### TASK OBJECTIVE
Reproduce the material below line by line, beginning with its first line and ending with the line that contains "import matplotlib.pyplot as plt"; leave out pictures.

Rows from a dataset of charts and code

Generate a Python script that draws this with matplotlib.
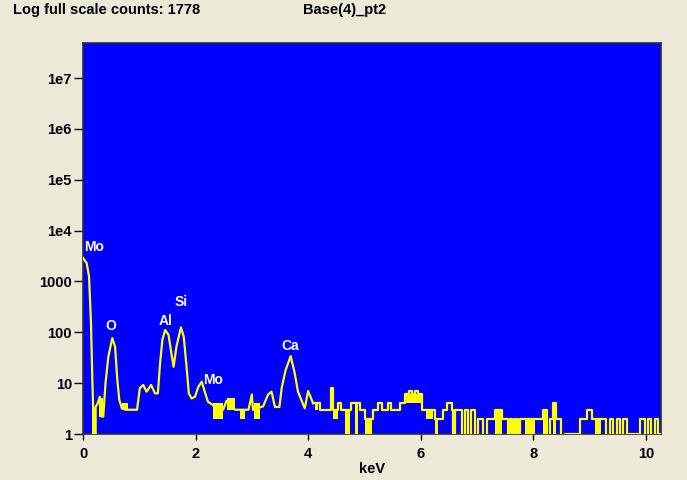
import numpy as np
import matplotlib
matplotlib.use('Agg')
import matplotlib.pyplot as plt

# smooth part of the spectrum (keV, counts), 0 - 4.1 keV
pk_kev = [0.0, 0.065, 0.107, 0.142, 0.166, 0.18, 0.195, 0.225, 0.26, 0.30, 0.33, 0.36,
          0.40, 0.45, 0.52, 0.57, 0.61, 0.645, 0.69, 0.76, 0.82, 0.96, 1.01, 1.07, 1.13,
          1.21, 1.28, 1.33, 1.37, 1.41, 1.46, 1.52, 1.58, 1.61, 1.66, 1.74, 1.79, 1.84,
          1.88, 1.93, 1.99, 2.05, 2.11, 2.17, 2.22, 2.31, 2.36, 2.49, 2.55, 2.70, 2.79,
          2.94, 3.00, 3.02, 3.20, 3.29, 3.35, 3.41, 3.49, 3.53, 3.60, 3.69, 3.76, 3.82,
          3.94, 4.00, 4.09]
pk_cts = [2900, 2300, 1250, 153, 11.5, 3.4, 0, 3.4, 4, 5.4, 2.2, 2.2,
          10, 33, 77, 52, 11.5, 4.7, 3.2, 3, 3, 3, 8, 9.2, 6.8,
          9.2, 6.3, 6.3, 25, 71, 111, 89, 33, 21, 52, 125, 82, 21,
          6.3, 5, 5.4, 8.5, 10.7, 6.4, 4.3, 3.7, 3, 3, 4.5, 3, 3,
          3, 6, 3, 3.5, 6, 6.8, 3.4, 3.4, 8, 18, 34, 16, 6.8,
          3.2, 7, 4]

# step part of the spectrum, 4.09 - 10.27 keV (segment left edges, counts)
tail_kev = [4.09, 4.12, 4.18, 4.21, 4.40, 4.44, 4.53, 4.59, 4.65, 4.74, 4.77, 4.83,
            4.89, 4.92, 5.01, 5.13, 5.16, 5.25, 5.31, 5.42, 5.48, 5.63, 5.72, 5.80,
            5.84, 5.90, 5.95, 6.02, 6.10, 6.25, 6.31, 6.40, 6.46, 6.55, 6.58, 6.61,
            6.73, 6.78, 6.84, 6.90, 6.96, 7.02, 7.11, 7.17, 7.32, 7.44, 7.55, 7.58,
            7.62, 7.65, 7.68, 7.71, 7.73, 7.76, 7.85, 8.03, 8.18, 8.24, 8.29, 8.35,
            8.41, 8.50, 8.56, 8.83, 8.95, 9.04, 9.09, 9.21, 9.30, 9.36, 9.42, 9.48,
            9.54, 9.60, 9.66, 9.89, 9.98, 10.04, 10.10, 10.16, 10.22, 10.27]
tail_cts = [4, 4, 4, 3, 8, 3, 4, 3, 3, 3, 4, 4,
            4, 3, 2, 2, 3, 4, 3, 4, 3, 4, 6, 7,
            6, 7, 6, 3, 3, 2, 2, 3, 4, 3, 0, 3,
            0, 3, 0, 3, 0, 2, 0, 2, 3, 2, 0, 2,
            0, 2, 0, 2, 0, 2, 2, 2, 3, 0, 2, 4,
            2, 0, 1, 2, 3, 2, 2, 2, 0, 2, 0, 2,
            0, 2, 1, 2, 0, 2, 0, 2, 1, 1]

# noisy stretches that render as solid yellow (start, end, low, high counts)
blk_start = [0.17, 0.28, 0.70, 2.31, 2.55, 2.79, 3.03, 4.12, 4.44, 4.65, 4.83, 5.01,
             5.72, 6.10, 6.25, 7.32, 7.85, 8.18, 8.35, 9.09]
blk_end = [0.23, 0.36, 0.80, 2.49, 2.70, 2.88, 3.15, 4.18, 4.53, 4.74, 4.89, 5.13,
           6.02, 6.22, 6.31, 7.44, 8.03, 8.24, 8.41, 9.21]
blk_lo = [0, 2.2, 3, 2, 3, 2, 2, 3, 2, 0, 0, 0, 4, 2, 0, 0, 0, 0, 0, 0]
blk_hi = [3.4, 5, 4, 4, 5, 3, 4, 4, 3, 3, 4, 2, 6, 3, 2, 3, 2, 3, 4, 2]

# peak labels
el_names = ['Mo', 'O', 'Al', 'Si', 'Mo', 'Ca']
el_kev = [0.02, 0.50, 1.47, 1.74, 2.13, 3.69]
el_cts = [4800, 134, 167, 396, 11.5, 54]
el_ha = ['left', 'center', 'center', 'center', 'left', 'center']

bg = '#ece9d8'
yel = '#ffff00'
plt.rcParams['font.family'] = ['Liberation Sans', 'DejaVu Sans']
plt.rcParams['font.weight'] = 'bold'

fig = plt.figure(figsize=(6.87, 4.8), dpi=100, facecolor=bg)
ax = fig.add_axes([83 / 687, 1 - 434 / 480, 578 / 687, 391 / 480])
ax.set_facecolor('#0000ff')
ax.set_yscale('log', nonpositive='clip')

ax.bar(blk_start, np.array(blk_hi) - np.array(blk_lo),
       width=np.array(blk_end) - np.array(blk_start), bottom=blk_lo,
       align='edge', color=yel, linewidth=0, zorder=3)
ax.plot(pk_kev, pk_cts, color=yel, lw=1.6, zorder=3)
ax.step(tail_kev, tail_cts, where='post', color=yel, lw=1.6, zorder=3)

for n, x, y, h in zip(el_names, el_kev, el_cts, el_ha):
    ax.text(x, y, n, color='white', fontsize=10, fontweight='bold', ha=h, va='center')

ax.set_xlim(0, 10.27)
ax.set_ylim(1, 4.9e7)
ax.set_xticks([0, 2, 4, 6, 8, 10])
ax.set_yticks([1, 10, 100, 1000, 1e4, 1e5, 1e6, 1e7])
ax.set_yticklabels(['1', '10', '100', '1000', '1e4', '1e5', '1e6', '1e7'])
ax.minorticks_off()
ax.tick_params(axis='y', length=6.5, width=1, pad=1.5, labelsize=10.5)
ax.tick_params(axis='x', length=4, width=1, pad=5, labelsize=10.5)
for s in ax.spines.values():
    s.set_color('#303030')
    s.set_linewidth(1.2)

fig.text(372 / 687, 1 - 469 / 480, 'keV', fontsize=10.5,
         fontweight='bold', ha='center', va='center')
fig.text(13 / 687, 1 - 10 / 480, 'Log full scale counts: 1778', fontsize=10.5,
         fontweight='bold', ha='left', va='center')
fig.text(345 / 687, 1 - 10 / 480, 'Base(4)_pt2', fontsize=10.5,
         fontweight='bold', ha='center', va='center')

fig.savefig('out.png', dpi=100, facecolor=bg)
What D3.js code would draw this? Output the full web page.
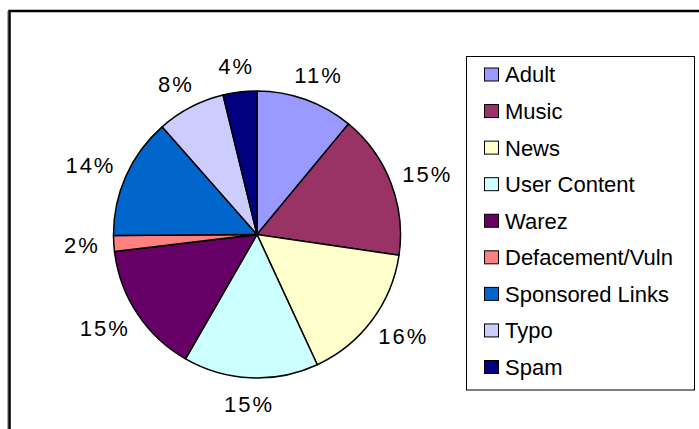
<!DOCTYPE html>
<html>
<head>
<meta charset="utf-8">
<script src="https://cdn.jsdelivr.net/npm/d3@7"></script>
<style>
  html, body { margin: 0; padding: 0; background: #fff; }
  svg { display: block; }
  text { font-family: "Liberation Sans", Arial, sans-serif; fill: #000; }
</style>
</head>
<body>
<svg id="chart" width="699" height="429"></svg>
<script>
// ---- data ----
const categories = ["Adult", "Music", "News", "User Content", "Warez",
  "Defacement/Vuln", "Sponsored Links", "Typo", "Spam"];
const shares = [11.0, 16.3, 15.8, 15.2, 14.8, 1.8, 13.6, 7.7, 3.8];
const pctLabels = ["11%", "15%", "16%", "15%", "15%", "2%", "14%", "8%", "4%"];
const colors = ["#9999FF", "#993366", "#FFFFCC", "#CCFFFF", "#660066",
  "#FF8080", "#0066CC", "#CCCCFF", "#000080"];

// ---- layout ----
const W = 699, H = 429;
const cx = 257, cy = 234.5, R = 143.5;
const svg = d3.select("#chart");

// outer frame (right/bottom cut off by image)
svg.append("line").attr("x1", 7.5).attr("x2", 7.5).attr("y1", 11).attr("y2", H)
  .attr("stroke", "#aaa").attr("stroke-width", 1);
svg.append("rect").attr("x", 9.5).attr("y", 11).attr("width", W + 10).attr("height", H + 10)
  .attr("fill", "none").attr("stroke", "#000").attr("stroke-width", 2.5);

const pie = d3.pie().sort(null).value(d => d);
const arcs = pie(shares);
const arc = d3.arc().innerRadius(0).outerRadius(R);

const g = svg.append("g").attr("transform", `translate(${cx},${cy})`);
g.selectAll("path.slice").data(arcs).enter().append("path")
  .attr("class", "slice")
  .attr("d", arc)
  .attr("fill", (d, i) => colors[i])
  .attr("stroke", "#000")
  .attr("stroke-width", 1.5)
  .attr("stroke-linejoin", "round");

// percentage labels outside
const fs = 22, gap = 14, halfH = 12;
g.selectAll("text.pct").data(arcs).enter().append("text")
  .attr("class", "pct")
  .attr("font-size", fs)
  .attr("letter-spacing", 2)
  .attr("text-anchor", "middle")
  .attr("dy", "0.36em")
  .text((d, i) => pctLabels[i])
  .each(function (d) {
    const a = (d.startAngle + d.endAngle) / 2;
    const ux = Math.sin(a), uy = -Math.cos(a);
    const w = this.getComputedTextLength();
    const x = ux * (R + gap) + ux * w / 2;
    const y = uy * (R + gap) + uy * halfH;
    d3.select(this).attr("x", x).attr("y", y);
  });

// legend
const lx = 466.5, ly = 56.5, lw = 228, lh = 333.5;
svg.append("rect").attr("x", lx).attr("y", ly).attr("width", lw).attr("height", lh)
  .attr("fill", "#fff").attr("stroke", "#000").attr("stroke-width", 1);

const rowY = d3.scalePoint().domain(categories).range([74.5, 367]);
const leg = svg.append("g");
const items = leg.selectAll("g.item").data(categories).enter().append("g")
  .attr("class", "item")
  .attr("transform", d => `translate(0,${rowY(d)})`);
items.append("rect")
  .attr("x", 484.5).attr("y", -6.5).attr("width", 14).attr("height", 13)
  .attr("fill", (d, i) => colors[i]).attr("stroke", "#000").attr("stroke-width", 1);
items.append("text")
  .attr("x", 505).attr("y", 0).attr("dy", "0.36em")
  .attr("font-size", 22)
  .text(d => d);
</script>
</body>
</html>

### RESPONSE
Generate a Python script that draws this with matplotlib.
import numpy as np
import matplotlib
matplotlib.use('Agg')
import matplotlib.pyplot as plt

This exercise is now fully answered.